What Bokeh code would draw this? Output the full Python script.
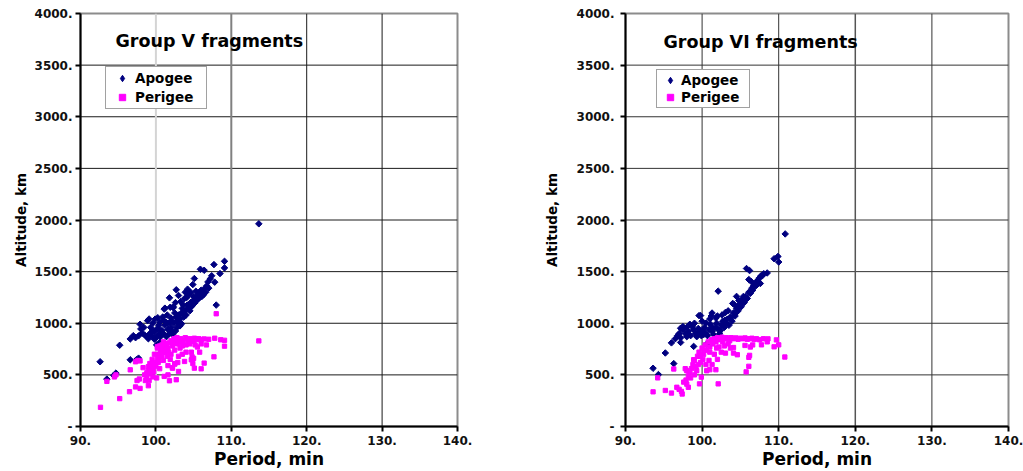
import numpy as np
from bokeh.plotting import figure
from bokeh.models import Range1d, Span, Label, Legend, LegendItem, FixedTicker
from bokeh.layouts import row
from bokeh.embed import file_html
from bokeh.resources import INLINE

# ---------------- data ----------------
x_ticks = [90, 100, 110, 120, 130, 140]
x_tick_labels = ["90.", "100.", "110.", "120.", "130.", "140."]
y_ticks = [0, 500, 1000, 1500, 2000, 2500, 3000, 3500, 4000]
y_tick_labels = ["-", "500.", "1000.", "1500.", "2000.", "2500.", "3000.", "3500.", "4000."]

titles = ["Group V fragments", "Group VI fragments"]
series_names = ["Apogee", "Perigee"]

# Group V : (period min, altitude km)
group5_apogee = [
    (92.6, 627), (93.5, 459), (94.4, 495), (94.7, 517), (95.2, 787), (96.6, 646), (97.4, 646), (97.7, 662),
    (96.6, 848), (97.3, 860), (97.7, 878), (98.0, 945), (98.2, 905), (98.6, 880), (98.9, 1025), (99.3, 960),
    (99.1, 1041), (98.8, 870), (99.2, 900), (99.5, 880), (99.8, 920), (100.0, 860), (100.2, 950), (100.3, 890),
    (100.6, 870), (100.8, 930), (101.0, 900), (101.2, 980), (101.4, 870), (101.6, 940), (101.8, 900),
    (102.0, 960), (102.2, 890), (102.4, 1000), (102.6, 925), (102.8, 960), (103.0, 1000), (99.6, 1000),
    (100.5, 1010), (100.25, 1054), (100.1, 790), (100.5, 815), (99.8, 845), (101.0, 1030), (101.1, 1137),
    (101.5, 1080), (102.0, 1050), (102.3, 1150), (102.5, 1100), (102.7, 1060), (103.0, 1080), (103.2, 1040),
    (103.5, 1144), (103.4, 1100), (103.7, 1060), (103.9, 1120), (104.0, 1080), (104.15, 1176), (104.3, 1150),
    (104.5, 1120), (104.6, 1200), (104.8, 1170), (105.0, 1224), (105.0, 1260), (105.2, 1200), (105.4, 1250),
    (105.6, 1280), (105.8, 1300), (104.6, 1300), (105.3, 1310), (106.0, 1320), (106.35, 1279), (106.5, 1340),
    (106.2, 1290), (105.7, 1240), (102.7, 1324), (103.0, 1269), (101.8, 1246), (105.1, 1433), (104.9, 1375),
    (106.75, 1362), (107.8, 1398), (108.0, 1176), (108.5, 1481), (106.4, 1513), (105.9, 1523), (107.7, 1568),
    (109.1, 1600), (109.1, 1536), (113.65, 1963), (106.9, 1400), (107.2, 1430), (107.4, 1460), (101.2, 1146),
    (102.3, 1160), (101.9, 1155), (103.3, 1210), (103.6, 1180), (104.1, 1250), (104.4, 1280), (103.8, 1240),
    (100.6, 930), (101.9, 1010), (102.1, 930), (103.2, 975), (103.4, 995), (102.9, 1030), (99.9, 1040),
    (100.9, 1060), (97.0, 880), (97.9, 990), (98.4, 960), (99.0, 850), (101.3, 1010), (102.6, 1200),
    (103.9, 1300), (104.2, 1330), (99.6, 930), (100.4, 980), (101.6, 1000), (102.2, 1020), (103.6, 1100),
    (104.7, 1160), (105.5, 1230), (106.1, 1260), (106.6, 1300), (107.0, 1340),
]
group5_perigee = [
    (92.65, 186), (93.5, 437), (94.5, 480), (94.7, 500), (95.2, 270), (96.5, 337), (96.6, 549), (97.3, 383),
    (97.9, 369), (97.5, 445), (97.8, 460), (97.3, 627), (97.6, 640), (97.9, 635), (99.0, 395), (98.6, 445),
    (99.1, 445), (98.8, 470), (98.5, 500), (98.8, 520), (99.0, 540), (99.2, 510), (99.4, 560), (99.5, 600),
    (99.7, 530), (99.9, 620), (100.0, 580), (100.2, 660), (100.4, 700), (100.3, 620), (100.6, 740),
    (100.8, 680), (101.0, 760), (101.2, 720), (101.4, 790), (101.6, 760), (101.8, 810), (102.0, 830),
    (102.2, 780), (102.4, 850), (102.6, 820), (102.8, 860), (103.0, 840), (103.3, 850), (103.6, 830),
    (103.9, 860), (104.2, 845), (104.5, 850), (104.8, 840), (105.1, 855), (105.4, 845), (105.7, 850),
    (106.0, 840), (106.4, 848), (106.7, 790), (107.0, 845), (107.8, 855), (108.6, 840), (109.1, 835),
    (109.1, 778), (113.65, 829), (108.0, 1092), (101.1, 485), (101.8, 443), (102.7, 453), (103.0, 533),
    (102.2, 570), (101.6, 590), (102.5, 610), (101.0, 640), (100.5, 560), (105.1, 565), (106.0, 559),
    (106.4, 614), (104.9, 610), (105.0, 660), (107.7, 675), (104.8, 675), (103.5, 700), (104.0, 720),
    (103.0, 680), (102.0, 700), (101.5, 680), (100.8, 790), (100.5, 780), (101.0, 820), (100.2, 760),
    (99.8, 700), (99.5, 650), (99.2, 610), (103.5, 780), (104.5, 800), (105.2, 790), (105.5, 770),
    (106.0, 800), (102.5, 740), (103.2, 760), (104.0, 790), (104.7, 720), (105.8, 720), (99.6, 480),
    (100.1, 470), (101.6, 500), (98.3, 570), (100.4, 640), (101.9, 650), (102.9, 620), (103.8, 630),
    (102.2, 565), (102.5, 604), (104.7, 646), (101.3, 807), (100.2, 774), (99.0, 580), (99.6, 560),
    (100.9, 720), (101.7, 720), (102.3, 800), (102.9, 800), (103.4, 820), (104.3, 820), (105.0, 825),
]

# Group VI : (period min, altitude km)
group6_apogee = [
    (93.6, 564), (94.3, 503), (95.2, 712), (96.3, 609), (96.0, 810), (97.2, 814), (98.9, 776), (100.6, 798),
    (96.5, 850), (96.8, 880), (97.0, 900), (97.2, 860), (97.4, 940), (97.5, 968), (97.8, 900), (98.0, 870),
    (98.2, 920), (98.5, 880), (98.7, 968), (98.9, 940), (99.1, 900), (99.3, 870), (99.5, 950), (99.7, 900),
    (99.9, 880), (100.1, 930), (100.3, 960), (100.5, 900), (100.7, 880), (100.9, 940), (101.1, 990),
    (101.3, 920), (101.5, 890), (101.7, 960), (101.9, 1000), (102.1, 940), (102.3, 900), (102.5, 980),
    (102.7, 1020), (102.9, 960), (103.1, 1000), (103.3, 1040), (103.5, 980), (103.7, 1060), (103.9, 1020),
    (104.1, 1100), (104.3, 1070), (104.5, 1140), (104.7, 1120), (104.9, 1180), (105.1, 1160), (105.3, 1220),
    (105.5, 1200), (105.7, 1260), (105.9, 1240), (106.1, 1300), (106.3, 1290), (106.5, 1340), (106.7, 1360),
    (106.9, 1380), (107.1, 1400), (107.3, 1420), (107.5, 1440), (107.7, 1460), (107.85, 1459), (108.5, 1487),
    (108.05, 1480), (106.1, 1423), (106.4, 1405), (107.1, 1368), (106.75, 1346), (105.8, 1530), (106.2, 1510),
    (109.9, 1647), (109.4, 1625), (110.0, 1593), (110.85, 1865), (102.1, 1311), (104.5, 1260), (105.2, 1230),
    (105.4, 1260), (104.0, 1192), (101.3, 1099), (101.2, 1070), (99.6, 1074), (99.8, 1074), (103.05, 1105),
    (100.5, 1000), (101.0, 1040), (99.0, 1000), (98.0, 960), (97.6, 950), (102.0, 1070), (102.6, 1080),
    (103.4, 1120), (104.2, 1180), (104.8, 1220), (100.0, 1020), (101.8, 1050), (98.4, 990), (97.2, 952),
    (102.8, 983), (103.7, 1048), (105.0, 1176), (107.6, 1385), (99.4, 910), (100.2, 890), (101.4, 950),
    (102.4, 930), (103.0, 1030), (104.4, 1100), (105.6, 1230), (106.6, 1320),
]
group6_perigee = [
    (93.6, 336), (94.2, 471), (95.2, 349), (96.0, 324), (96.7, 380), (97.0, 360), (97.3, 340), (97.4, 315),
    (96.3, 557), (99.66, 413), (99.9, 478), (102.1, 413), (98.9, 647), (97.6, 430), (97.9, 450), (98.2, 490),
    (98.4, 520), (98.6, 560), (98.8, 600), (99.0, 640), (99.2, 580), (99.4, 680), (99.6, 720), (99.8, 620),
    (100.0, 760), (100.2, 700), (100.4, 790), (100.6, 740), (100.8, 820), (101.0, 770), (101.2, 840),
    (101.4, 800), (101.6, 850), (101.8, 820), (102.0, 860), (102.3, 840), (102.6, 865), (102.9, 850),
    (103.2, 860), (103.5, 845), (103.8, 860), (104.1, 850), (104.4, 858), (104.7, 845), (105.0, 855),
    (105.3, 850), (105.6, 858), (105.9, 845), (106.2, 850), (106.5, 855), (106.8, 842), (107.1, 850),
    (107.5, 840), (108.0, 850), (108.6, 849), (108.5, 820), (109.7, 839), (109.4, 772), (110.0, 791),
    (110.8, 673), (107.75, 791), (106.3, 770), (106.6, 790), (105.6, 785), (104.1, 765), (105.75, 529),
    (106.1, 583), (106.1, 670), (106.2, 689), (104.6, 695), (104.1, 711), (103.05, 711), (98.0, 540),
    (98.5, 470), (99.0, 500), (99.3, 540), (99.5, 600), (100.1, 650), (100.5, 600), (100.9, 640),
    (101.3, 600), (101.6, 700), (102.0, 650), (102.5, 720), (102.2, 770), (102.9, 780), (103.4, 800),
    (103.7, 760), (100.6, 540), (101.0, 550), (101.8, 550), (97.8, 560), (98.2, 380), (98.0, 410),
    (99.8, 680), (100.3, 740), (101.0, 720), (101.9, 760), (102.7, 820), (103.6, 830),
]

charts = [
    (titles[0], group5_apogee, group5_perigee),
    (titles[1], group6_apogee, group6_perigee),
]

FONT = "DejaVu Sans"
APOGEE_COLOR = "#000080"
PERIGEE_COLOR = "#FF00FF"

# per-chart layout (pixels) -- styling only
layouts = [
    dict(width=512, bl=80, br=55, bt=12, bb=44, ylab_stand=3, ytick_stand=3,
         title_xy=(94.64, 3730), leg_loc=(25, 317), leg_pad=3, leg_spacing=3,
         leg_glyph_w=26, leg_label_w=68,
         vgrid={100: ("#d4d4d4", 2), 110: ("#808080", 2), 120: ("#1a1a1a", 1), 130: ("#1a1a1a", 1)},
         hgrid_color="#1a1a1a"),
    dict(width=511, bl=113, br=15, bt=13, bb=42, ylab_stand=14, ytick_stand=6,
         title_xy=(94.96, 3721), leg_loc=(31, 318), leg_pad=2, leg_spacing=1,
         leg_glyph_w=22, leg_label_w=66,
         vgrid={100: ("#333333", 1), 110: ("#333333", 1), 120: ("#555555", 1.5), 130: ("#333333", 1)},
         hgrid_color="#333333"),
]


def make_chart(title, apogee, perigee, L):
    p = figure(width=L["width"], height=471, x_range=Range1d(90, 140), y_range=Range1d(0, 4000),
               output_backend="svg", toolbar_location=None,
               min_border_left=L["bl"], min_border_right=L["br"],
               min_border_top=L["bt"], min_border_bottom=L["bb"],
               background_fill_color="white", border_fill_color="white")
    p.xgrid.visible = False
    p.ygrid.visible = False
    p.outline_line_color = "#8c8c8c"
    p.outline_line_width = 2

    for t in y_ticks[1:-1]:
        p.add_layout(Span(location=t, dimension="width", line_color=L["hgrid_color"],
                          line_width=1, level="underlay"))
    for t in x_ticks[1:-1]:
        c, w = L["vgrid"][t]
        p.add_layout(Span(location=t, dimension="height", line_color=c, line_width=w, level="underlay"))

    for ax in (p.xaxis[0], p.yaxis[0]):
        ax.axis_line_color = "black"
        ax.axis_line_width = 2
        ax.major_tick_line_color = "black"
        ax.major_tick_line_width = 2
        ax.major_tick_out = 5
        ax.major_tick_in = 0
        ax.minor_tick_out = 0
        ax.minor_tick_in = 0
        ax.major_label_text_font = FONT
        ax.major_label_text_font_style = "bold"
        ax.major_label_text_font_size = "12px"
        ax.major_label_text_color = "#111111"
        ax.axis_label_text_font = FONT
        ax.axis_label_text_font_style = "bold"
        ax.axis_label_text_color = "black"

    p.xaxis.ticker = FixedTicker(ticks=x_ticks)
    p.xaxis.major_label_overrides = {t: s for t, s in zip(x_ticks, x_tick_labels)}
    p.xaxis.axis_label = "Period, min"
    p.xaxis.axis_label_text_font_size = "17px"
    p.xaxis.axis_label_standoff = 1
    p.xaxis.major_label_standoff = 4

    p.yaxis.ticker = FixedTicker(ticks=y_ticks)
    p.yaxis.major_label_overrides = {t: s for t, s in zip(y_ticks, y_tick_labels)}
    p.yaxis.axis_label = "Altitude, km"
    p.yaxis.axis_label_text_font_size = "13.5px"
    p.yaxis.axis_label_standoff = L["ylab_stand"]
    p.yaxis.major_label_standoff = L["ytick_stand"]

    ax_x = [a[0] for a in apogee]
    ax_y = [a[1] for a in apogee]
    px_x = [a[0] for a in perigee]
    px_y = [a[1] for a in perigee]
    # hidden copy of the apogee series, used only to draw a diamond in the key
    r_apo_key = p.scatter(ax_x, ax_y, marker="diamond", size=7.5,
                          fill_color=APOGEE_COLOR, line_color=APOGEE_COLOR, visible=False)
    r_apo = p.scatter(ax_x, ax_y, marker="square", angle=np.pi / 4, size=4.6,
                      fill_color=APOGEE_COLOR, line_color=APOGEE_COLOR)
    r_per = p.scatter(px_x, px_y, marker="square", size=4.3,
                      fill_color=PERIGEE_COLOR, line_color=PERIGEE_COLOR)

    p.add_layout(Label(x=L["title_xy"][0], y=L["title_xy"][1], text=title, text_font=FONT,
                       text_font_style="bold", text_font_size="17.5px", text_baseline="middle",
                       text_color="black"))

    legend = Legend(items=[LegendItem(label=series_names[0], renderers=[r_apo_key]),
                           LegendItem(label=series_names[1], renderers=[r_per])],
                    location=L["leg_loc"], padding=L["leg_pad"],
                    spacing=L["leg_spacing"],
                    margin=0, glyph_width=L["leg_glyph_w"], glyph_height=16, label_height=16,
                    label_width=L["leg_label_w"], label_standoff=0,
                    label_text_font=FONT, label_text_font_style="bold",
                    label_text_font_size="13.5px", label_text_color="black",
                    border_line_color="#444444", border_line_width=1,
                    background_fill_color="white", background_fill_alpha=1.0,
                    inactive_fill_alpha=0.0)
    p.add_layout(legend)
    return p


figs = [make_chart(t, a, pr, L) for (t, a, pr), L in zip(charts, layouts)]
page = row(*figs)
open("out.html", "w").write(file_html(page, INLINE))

▬▬▬▬▬▬

### EXERCISE GOAL:
Write down every line from the opening of the listing to the line with "from bokeh.resources import INLINE", both included, and nothing else; the pictures are omitted.

### WRITTEN ANSWER:
What Bokeh code would draw this? Output the full Python script.
import numpy as np
from bokeh.plotting import figure
from bokeh.models import Range1d, Span, Label, Legend, LegendItem, FixedTicker
from bokeh.layouts import row
from bokeh.embed import file_html
from bokeh.resources import INLINE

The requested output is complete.